→ **DIRECTIONS FOR THIS TASK**
In the material below, please retype the lines from the very first through the one with "const validData = models.map((m, i)", exactly and without pictures.

→ **MATERIAL**
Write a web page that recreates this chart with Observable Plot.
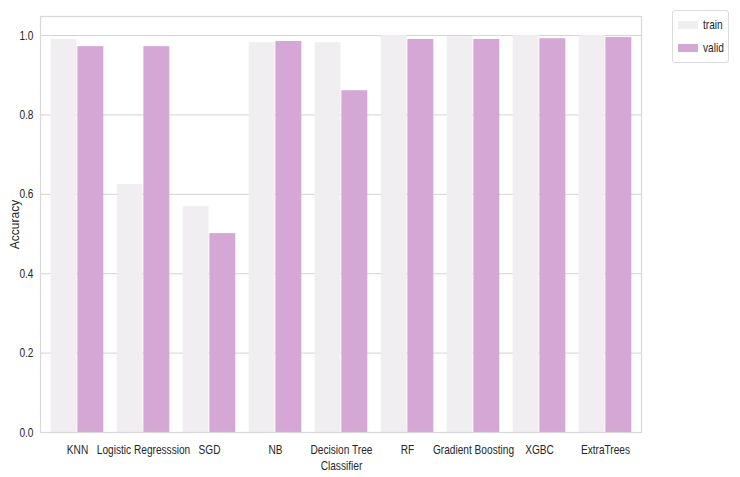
<!DOCTYPE html>
<html>
<head>
<meta charset="utf-8">
<script src="https://cdn.jsdelivr.net/npm/d3@7"></script>
<script src="https://cdn.jsdelivr.net/npm/@observablehq/plot@0.6"></script>
<style>
  html, body { margin: 0; padding: 0; background: #fff; }
  #wrap { position: relative; width: 740px; height: 477px; font-family: "Liberation Sans", Arial, sans-serif; }
  #legend { position: absolute; left: 672px; top: 10px; width: 57px; height: 53px; border: 1px solid #dcdcdc; border-radius: 3px; box-sizing: border-box; font-size: 13px; color: #262626; }
  .item { position: absolute; left: 5px; display: flex; align-items: center; }
  .sw { width: 20px; height: 8px; margin-right: 5px; }
  .lt { display: inline-block; transform: scaleX(0.78); transform-origin: left center; }
</style>
</head>
<body>
<div id="wrap"></div>
<script>
const models = ["KNN", "Logistic Regresssion", "SGD", "NB", "Decision Tree Classifier", "RF", "Gradient Boosting", "XGBC", "ExtraTrees"];
const trainAcc = [0.990, 0.625, 0.569, 0.982, 0.982, 1.000, 0.997, 1.000, 1.000];
const validAcc = [0.972, 0.972, 0.501, 0.985, 0.861, 0.990, 0.990, 0.992, 0.995];
const yTicks = [0.0, 0.2, 0.4, 0.6, 0.8, 1.0];
const seriesNames = ["train", "valid"];
const seriesColors = ["#f0eef0", "#d4a7d4"];
const tickText = {"Decision Tree Classifier": "Decision Tree\nClassifier"};

const W = 740, H = 477, mL = 40, mR = 99, mT = 16, mB = 45;
const bw = (W - mL - mR) / models.length;

const trainData = models.map((m, i) => ({model: m, value: trainAcc[i]}));
const validData = models.map((m, i) => ({model: m, value: validAcc[i]}));

const chart = Plot.plot({
  width: W, height: H,
  marginLeft: mL, marginRight: mR, marginTop: mT, marginBottom: mB,
  style: {fontFamily: "'Liberation Sans', Arial, sans-serif", fontSize: "13px", color: "#262626", background: "#fff"},
  x: {domain: models, padding: 0},
  y: {domain: [0, 1.048]},
  marks: [
    Plot.gridY(yTicks, {stroke: "#d3d3d3", strokeOpacity: 1, strokeWidth: 1}),
    Plot.barY(trainData, {x: "model", y: "value", fill: seriesColors[0], insetLeft: 0.1 * bw, insetRight: 0.5 * bw}),
    Plot.barY(validData, {x: "model", y: "value", fill: seriesColors[1], insetLeft: 0.5 * bw, insetRight: 0.1 * bw}),
    Plot.frame({stroke: "#d8d8d8", strokeWidth: 1.2}),
    Plot.axisX({className: "xt", tickSize: 0, tickPadding: 9, lineHeight: 1.3, label: null, tickFormat: d => tickText[d] || d}),
    Plot.axisY(yTicks, {className: "yt", tickSize: 0, tickPadding: 7, tickFormat: d3.format(".1f"), label: null}),
    Plot.axisY({ticks: [], tickSize: 0, label: "Accuracy", labelAnchor: "center", labelArrow: "none", labelOffset: 30, fontSize: 12})
  ]
});
document.getElementById("wrap").appendChild(chart);

// condense tick labels horizontally, as in the reference (scale about the anchor point)
chart.querySelectorAll("g.xt text, g.yt text").forEach(t => {
  const xa = t.getAttribute("x");
  const x = xa && !/em/.test(xa) ? parseFloat(xa) : 0;
  if (x !== 0) {
    t.setAttribute("x", 0);
    t.querySelectorAll("tspan").forEach(ts => { if (parseFloat(ts.getAttribute("x")) === x) ts.setAttribute("x", 0); });
  }
  const tr = t.getAttribute("transform") || "";
  t.setAttribute("transform", `${tr} translate(${x},0) scale(0.78,1)`);
});

const legend = document.createElement("div");
legend.id = "legend";
seriesNames.forEach((s, i) => {
  const it = document.createElement("div");
  it.className = "item";
  it.style.top = (i === 0 ? 6 : 29) + "px";
  const sw = document.createElement("span");
  sw.className = "sw";
  sw.style.background = seriesColors[i];
  const t = document.createElement("span");
  t.className = "lt";
  t.textContent = s;
  it.appendChild(sw); it.appendChild(t);
  legend.appendChild(it);
});
document.getElementById("wrap").appendChild(legend);
</script>
</body>
</html>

→ **ANSWER FOR THE TASK**
Write a web page that recreates this chart with Observable Plot.
<!DOCTYPE html>
<html>
<head>
<meta charset="utf-8">
<script src="https://cdn.jsdelivr.net/npm/d3@7"></script>
<script src="https://cdn.jsdelivr.net/npm/@observablehq/plot@0.6"></script>
<style>
  html, body { margin: 0; padding: 0; background: #fff; }
  #wrap { position: relative; width: 740px; height: 477px; font-family: "Liberation Sans", Arial, sans-serif; }
  #legend { position: absolute; left: 672px; top: 10px; width: 57px; height: 53px; border: 1px solid #dcdcdc; border-radius: 3px; box-sizing: border-box; font-size: 13px; color: #262626; }
  .item { position: absolute; left: 5px; display: flex; align-items: center; }
  .sw { width: 20px; height: 8px; margin-right: 5px; }
  .lt { display: inline-block; transform: scaleX(0.78); transform-origin: left center; }
</style>
</head>
<body>
<div id="wrap"></div>
<script>
const models = ["KNN", "Logistic Regresssion", "SGD", "NB", "Decision Tree Classifier", "RF", "Gradient Boosting", "XGBC", "ExtraTrees"];
const trainAcc = [0.990, 0.625, 0.569, 0.982, 0.982, 1.000, 0.997, 1.000, 1.000];
const validAcc = [0.972, 0.972, 0.501, 0.985, 0.861, 0.990, 0.990, 0.992, 0.995];
const yTicks = [0.0, 0.2, 0.4, 0.6, 0.8, 1.0];
const seriesNames = ["train", "valid"];
const seriesColors = ["#f0eef0", "#d4a7d4"];
const tickText = {"Decision Tree Classifier": "Decision Tree\nClassifier"};

const W = 740, H = 477, mL = 40, mR = 99, mT = 16, mB = 45;
const bw = (W - mL - mR) / models.length;

const trainData = models.map((m, i) => ({model: m, value: trainAcc[i]}));
const validData = models.map((m, i) => ({model: m, value: validAcc[i]}));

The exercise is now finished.